Two Objections Re-examined

In the setting of the discoveries and admissions of science today let us look again at the two major objections that scientific men have raised against the creation story: (1) The Bible describes the world as being created out of nothing, so to speak. (2) Too short a time is allowed for so great a creation.

The first objection, we have noted, seems very weak and pointless today in view of the marvelous revelations of science regarding matter and energy.

The second objection begins to look pointless also. If there is one fact that stands out above all others in the atomic experimentation, it is that changes of matter to energy, or the reverse, can take place in a moment of time. In fact, time hardly seems to be a factor in the whole operation. Whoever dreamed a short generation ago that so much of change could take place in a moment of time! It is not quite so hard now to take literally the Bible description of God's act of instant creation: "He spoke, and it was done; he commanded, and it stood fast."

No one can see energy; yet energy can become matter. Hence, we find new force in Paul's words: "Things which are seen were not made of things which do appear." The apostle seems to be more scientific than we realized. At least it is an interesting fact that a recent scientific writer concluded a series of articles on the subject of the latest developments in science with these very words from Paul. (See Harper's Magazine, June, 1948, article by Lincoln Barnett, "The Universe and Dr. Einstein.")

Thus we come to the end of this brief study of the question of whether a person can be a Seventh day Adventist, and thus a believer in creation and other Bible miracles, and at the same time be truly scientific, and thus a believer in all the certainly established facts of science. The answer to that question is yes. We do not say that we face no perplexities whatever in interpreting the facts of nature, evolutionistic scientists face very real perplexities. We simply affirm that there is such overwhelming and increasing evidence of the harmony between the facts of science and the declarations of revelation, that we may confidently await further researches into the mysteries of nature to secure the added confirmations and harmony that may be needed.

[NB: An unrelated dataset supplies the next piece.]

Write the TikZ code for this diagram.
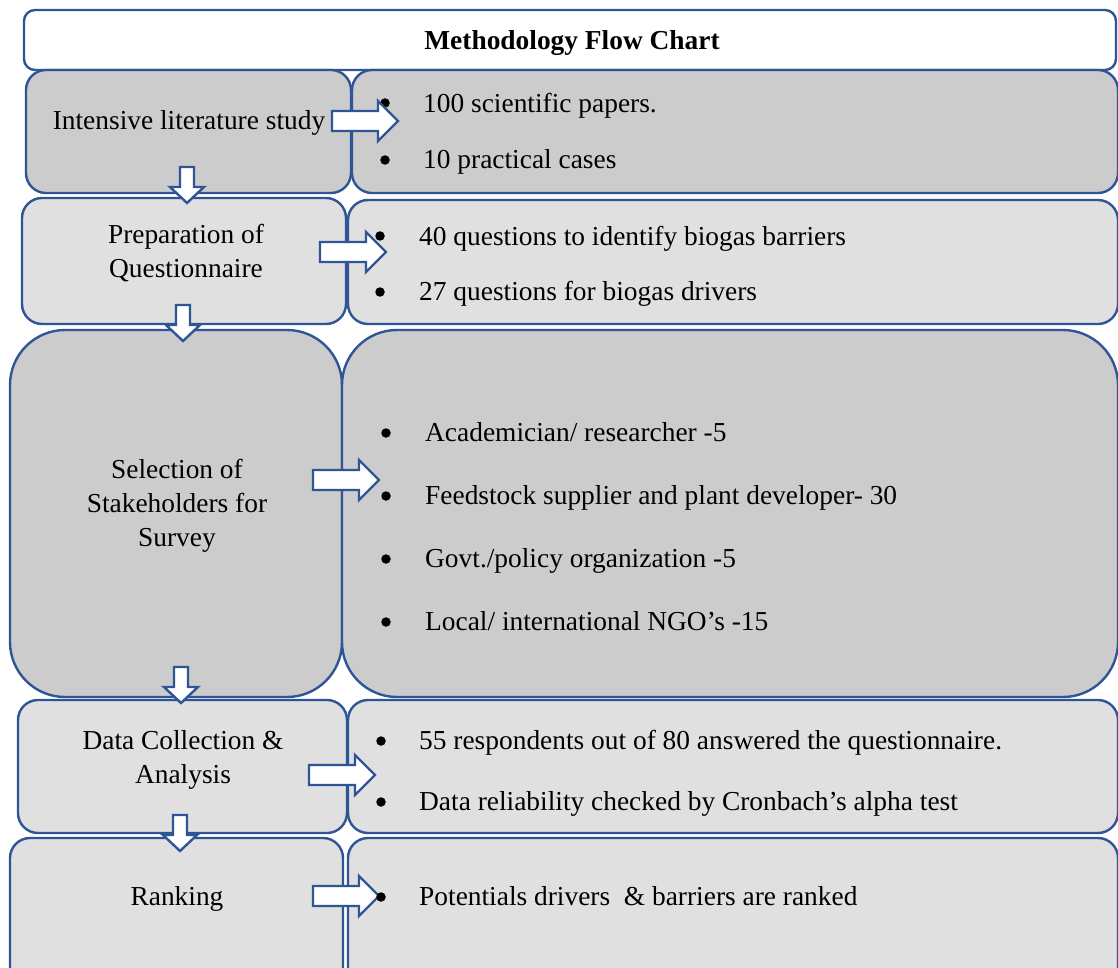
\documentclass[tikz,border=0pt]{standalone}
\usepackage{fontspec}
\setmainfont{Liberation Serif}
\definecolor{edgeblue}{RGB}{47,85,151}
\definecolor{darkfill}{RGB}{204,204,204}
\definecolor{lightfill}{RGB}{224,224,224}
\tikzset{
  box/.style={draw=edgeblue, line width=2.4pt, inner sep=0pt, outer sep=0pt},
  dbox/.style={box, fill=darkfill, rounded corners=20pt},
  lbox/.style={box, fill=lightfill, rounded corners=20pt},
  txt/.style={font=\fontsize{27.4}{34}\selectfont, inner sep=0pt, text=black},
  dot/.style={circle, fill=black, inner sep=0pt, minimum size=9.5pt},
  arrowsty/.style={draw=edgeblue, line width=2.4pt, fill=white, line join=miter},
  rarr/.pic={\draw[arrowsty] (0,-10) -- (46,-10) -- (46,-20) -- (66,0) -- (46,20) -- (46,10) -- (0,10) -- cycle;},
  darr/.pic={\draw[arrowsty] (-7,0) -- (-7,20) -- (-17,20) -- (0,36) -- (17,20) -- (7,20) -- (7,0) -- cycle;}
}
\begin{document}
\begin{tikzpicture}[x=1pt,y=-1pt]
\useasboundingbox (0,0) rectangle (1118,968);
\clip (0,0) rectangle (1118,968);
% title
\node[box, fill=white, rounded corners=11pt, minimum width=1092pt, minimum height=60pt] (title) at (570,40) {};
\node[txt, font=\fontsize{27.4}{34}\selectfont\bfseries, anchor=base] (titletxt) at (572,50) {Methodology Flow Chart};
% row 1
\node[dbox, minimum width=325pt, minimum height=123pt] (l1) at (188.5,131.5) {};
\node[dbox, minimum width=766pt, minimum height=123pt] (r1) at (735,131.5) {};
% row 2
\node[lbox, minimum width=324pt, minimum height=126pt] (l2) at (184,261) {};
\node[lbox, minimum width=770pt, minimum height=124pt] (r2) at (733,262) {};
% row 3
\node[dbox, rounded corners=55pt, minimum width=332pt, minimum height=367pt] (l3) at (176,513.5) {};
\node[dbox, rounded corners=55pt, minimum width=776pt, minimum height=367pt] (r3) at (730,513.5) {};
% row 4
\node[lbox, minimum width=329pt, minimum height=133pt] (l4) at (182.5,766.5) {};
\node[lbox, minimum width=770pt, minimum height=133pt] (r4) at (733,766.5) {};
% row 5
\node[lbox, minimum width=333pt, minimum height=150pt] (l5) at (176.5,913) {};
\node[lbox, minimum width=770pt, minimum height=150pt] (r5) at (733,913) {};
% left texts
\node[txt, anchor=base] (t1) at (189,130) {Intensive literature study};
\node[txt, align=center] (t2) at (186,253) {Preparation of\\Questionnaire};
\node[txt, align=center] (t3) at (177,506) {Selection of\\Stakeholders for\\Survey};
\node[txt, align=center] (t4) at (183,760) {Data Collection \&\\Analysis};
\node[txt, anchor=base] (t5) at (177,905) {Ranking};
% right bullets
\node[dot] (b11) at (385,103) {};
\node[txt, anchor=base west] (i11) at (423,113) {100 scientific papers.};
\node[dot] (b12) at (385,160) {};
\node[txt, anchor=base west] (i12) at (423,169) {10 practical cases};
\node[dot] (b21) at (380,236) {};
\node[txt, anchor=base west] (i21) at (419,245) {40 questions to identify biogas barriers};
\node[dot] (b22) at (380,292) {};
\node[txt, anchor=base west] (i22) at (419,300) {27 questions for biogas drivers};
\node[dot] (b31) at (386,433) {};
\node[txt, anchor=base west] (i31) at (425,441) {Academician/ researcher -5};
\node[dot] (b32) at (386,496) {};
\node[txt, anchor=base west] (i32) at (425,504) {Feedstock supplier and plant developer- 30};
\node[dot] (b33) at (386,559) {};
\node[txt, anchor=base west] (i33) at (425,567) {Govt./policy organization -5};
\node[dot] (b34) at (386,622) {};
\node[txt, anchor=base west] (i34) at (425,630) {Local/ international NGO’s -15};
\node[dot] (b41) at (381,741) {};
\node[txt, anchor=base west] (i41) at (419,749) {55 respondents out of 80 answered the questionnaire.};
\node[dot] (b42) at (381,802) {};
\node[txt, anchor=base west] (i42) at (419,810) {Data reliability checked by Cronbach’s alpha test};
\node[txt, anchor=base west] (i51) at (419,905) {Potentials drivers\ \ \& barriers are ranked};
% block arrows
\pic at (332,121) {rarr};
\pic at (320,252) {rarr};
\pic at (313,480) {rarr};
\pic at (309,775) {rarr};
\pic at (313,896) {rarr};
\pic at (187,167) {darr};
\pic at (183,305) {darr};
\pic at (181,667) {darr};
\pic at (180,815) {darr};
\node[dot] (b51) at (381,897) {};
\end{tikzpicture}
\end{document}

No Conflict Between Bible and Science

The Bible and science are not in conflict. The God of the Bible is the God of nature. Some scientists and certain religionists, called modernists, have made the grave mistake of trying to square the Bible with their limited knowledge of science and to make science deal with philosophical problems which are completely out of the realm of the scientific method. We who are Bible believers have ever taken the opposite course, of understanding the mysteries of nature by the light that shines from the Book of God. Certainly mistakes have been made by conservative Christians, for we are not infallible. However, our mistakes have not included the

fantastic blunder of trying to harmonize the facts of nature with the revelation of the Bible by explaining away, or spiritualizing away, the reality of these facts.

But modernists and most scientists have sought to harmonize revelation with science by explaining away the very reality of portions of the Bible record as merely myth or legend. The net result of that was not a harmonization of the Bible and science but a prostitution of science by seeking to make it a philosophy that would destroy the Bible. Conservative Christians hold that the revelation of God in the Bible is the starting point of our understanding of God and nature, and that any tampering with that record, or indicting it as myth, makes a burlesque of the idea of harmonizing the Bible and science.

Seventh day Adventists, who believe in the Bible, believe also in science. We seek to take the Bible declarations as simple statements of facts and history and moral instruction, to be understood literally, unless internal evidence reveals that some portion should be taken figuratively. We also look the facts of science in the face, grateful to God for every new discovery. We are believers in the great God who made heaven and earth, the sea and the fountains of water. We believe in His Holy Book and in the universe that He created. We see harmony and unity between the two, for we see them as proceeding from the one divine source, the Omnipotent God.